The Sustainable Fisheries Partnership (SFP) has announced Aquaculture Improvement Projects in Indonesia, China, and Thailand, with funding from the Walmart Foundation.

The Walmart Foundation is funding the projects.

Shrimp farmers in Indonesia and Thailand and tilapia farmers in China will receive training and knowledge to help them improve their livelihoods and increase collaboration to manage and improve water quality and reduce incidences of disease outbreaks. The Aquaculture Improvement Projects will create a zonal approach to form local management groups for greater sustainability in the fish-farming environment.

The Indonesian project will focus on the local shrimp farming industry and developing local resource management groups across much of Indonesia to benefit from training programs, knowledge-sharing and resource use. SFP will reach 10,000 farmers in Indonesia with close collaboration with suppliers and the government.

The Thailand shrimp project will focus on local resource co-management and specifically target underserved women in farming families through the delivery of training around disease control, water quality monitoring and business management. The grant from the Walmart Foundation will help SFP target a wider area of Thailand to engage more stakeholders in the pursuit of safe, sustainable aquaculture.
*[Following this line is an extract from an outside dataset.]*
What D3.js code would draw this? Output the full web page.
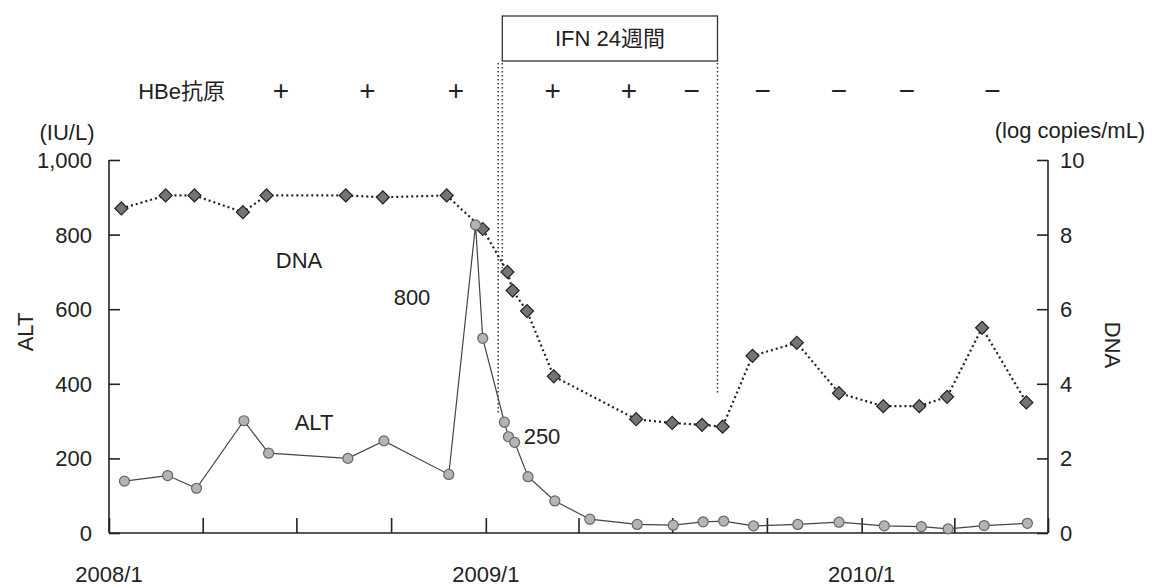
<!DOCTYPE html>
<html>
<head>
<meta charset="utf-8">
<script src="https://cdn.jsdelivr.net/npm/d3@7/dist/d3.min.js"></script>
<style>
  html, body { margin: 0; padding: 0; background: #fff; }
  svg text { font-family: "Liberation Sans", Arial, "Noto Sans CJK JP", sans-serif; fill: #222; }
</style>
</head>
<body>
<svg id="chart" width="1152" height="587"></svg>
<script>
// ---- data ----
const altDates = ["2008-01-16","2008-02-27","2008-03-26","2008-05-11","2008-06-04","2008-08-20","2008-09-24","2008-11-26","2008-12-22","2008-12-29","2009-01-19","2009-01-23","2009-01-29","2009-02-11","2009-03-09","2009-04-12","2009-05-28","2009-07-02","2009-07-31","2009-08-20","2009-09-18","2009-10-31","2009-12-10","2010-01-23","2010-02-28","2010-03-26","2010-04-30","2010-06-11"];
const altValues = [139,154,120,301,214,200,247,157,826,522,297,258,243,151,86,37,23,21,30,32,19,23,29,19,17,11,20,26];
const dnaDates = ["2008-01-13","2008-02-25","2008-03-24","2008-05-10","2008-06-02","2008-08-18","2008-09-23","2008-11-24","2008-12-29","2009-01-22","2009-01-27","2009-02-10","2009-03-08","2009-05-27","2009-07-01","2009-07-30","2009-08-19","2009-09-17","2009-10-30","2009-12-10","2010-01-22","2010-02-26","2010-03-25","2010-04-28","2010-06-10"];
const dnaValues = [8.7,9.05,9.05,8.6,9.05,9.05,9.0,9.05,8.15,7.0,6.5,5.95,4.2,3.05,2.95,2.9,2.85,4.75,5.1,3.75,3.4,3.4,3.65,5.5,3.5];
const hbeDates = ["2008-06-16","2008-09-08","2008-12-03","2009-03-07","2009-05-20","2009-07-20","2009-09-27","2009-12-10","2010-02-14","2010-05-08"];
const hbeSigns = ["+","+","+","+","+","−","−","−","−","−"];
const ifnStartDates = ["2009-01-13","2009-01-17"];
const ifnEndDate = "2009-08-14";
const altTicks = [0,200,400,600,800,1000];
const dnaTicks = [0,2,4,6,8,10];
const yearLabels = ["2008/1","2009/1","2010/1"];

// ---- setup ----
const parse = d3.timeParse("%Y-%m-%d");
const svg = d3.select("#chart");
const L = 109, R = 1048, T = 160, B = 533;
const x = d3.scaleTime().domain([new Date(2008,0,1), new Date(2010,6,1)]).range([L, R]);
const yA = d3.scaleLinear().domain([0,1000]).range([B, T]);
const yD = d3.scaleLinear().domain([0,10]).range([B, T]);
const FS = 22;

// axes
const axisColor = "#222";
const leftAxis = d3.axisRight(yA).tickValues(altTicks).tickSize(11).tickFormat("");
const gl = svg.append("g").attr("transform", `translate(${L},0)`).call(leftAxis);
const rightAxis = d3.axisLeft(yD).tickValues(dnaTicks).tickSize(11).tickFormat("");
const gr = svg.append("g").attr("transform", `translate(${R},0)`).call(rightAxis);
const monthTicks = d3.timeMonth.every(3).range(new Date(2008,0,1), new Date(2010,7,1));
const bottomAxis = d3.axisTop(x).tickValues(monthTicks).tickSize(15).tickFormat("");
const gb = svg.append("g").attr("transform", `translate(0,${B})`).call(bottomAxis);
[gl, gr, gb].forEach(g => {
  g.select(".domain").attr("stroke", axisColor).attr("stroke-width", 1.6);
  g.selectAll(".tick line").attr("stroke", axisColor).attr("stroke-width", 1.6);
});
gb.select(".domain").attr("d", `M${L},0H${R}`);
gl.select(".domain").attr("d", `M0,${T}V${B}`);
gr.select(".domain").attr("d", `M0,${T}V${B}`);

// tick labels
const fmt = d3.format(",");
svg.append("g").selectAll("text").data(altTicks).join("text")
  .attr("x", 92).attr("y", d => yA(d)).attr("dy", "0.36em")
  .attr("text-anchor", "end").attr("font-size", FS).text(d => fmt(d));
svg.append("g").selectAll("text").data(dnaTicks).join("text")
  .attr("x", 1060).attr("y", d => yD(d)).attr("dy", "0.36em")
  .attr("text-anchor", "start").attr("font-size", FS).text(d => d);
svg.append("g").selectAll("text").data(yearLabels).join("text")
  .attr("x", (d, i) => x(new Date(2008 + i, 0, 1))).attr("y", 574).attr("dy", "0.36em")
  .attr("text-anchor", "middle").attr("font-size", FS).text(d => d);

// units & axis titles
svg.append("text").attr("x", 67).attr("y", 132).attr("dy","0.36em").attr("text-anchor","middle").attr("font-size", FS).text("(IU/L)");
svg.append("text").attr("x", 1070).attr("y", 130).attr("dy","0.36em").attr("text-anchor","middle").attr("font-size", FS).text("(log copies/mL)");
svg.append("text").attr("transform", "translate(25,332) rotate(-90)").attr("dy","0.36em").attr("text-anchor","middle").attr("font-size", FS).text("ALT");
svg.append("text").attr("transform", "translate(1113,345) rotate(90)").attr("dy","0.36em").attr("text-anchor","middle").attr("font-size", FS).text("DNA");

// IFN box and lines
const boxX0 = x(parse(ifnStartDates[1])), boxX1 = x(parse(ifnEndDate));
svg.append("rect").attr("x", boxX0).attr("y", 16).attr("width", boxX1 - boxX0).attr("height", 45)
  .attr("fill", "none").attr("stroke", "#333").attr("stroke-width", 1.3);
svg.append("text").attr("x", (boxX0 + boxX1) / 2).attr("y", 38).attr("dy","0.36em")
  .attr("text-anchor","middle").attr("font-size", FS).text("IFN 24週間");
const vlines = [
  {d: ifnStartDates[0], y1: 63, y2: 415},
  {d: ifnStartDates[1], y1: 63, y2: 268},
  {d: ifnEndDate, y1: 63, y2: 395}
];
svg.append("g").selectAll("line").data(vlines).join("line")
  .attr("x1", v => x(parse(v.d))).attr("x2", v => x(parse(v.d)))
  .attr("y1", v => v.y1).attr("y2", v => v.y2)
  .attr("stroke", "#333").attr("stroke-width", 1.5).attr("stroke-dasharray", "1.5,2.5");

// HBe row
svg.append("text").attr("x", 225).attr("y", 91).attr("dy","0.36em").attr("text-anchor","end").attr("font-size", FS).text("HBe抗原");
svg.append("g").selectAll("text").data(hbeSigns).join("text")
  .attr("x", (d, i) => x(parse(hbeDates[i]))).attr("y", 90).attr("dy", "0.36em")
  .attr("text-anchor", "middle").attr("font-size", 28)
  .text(d => d);

// series
const alt = altDates.map((d, i) => ({date: parse(d), v: altValues[i]}));
const dna = dnaDates.map((d, i) => ({date: parse(d), v: dnaValues[i]}));

svg.append("path").datum(dna)
  .attr("d", d3.line().x(d => x(d.date)).y(d => yD(d.v)))
  .attr("fill", "none").attr("stroke", "#222").attr("stroke-width", 2.2).attr("stroke-dasharray", "2,3");
svg.append("path").datum(alt)
  .attr("d", d3.line().x(d => x(d.date)).y(d => yA(d.v)))
  .attr("fill", "none").attr("stroke", "#444").attr("stroke-width", 1.2);

const diamond = d3.symbol().type(d3.symbolSquare).size(85);
svg.append("g").selectAll("path").data(dna).join("path")
  .attr("d", diamond)
  .attr("transform", d => `translate(${x(d.date)},${yD(d.v)}) rotate(45)`)
  .attr("fill", "#747474").attr("stroke", "#222").attr("stroke-width", 1.2);
svg.append("g").selectAll("circle").data(alt).join("circle")
  .attr("cx", d => x(d.date)).attr("cy", d => yA(d.v)).attr("r", 5)
  .attr("fill", "#b4b4b4").attr("stroke", "#666").attr("stroke-width", 1.2);

// annotations
svg.append("text").attr("x", 299).attr("y", 260).attr("dy","0.36em").attr("text-anchor","middle").attr("font-size", FS).text("DNA");
svg.append("text").attr("x", 314).attr("y", 422).attr("dy","0.36em").attr("text-anchor","middle").attr("font-size", FS).text("ALT");
svg.append("text").attr("x", 412).attr("y", 297).attr("dy","0.36em").attr("text-anchor","middle").attr("font-size", FS).text("800");
svg.append("text").attr("x", 542).attr("y", 436).attr("dy","0.36em").attr("text-anchor","middle").attr("font-size", FS).text("250");
</script>
</body>
</html>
In China, the grant will help further the work of SFP and help SFP develop a Code of Good Practice that farms will follow both individually and collectively. In addition, the grant will help SFP engage with more than 2,000 small-scale farmers of which a third are women. Women play a particularly pivotal role in family-owned hatcheries and training will be targeted toward their technical empowerment in terms of water quality and business management.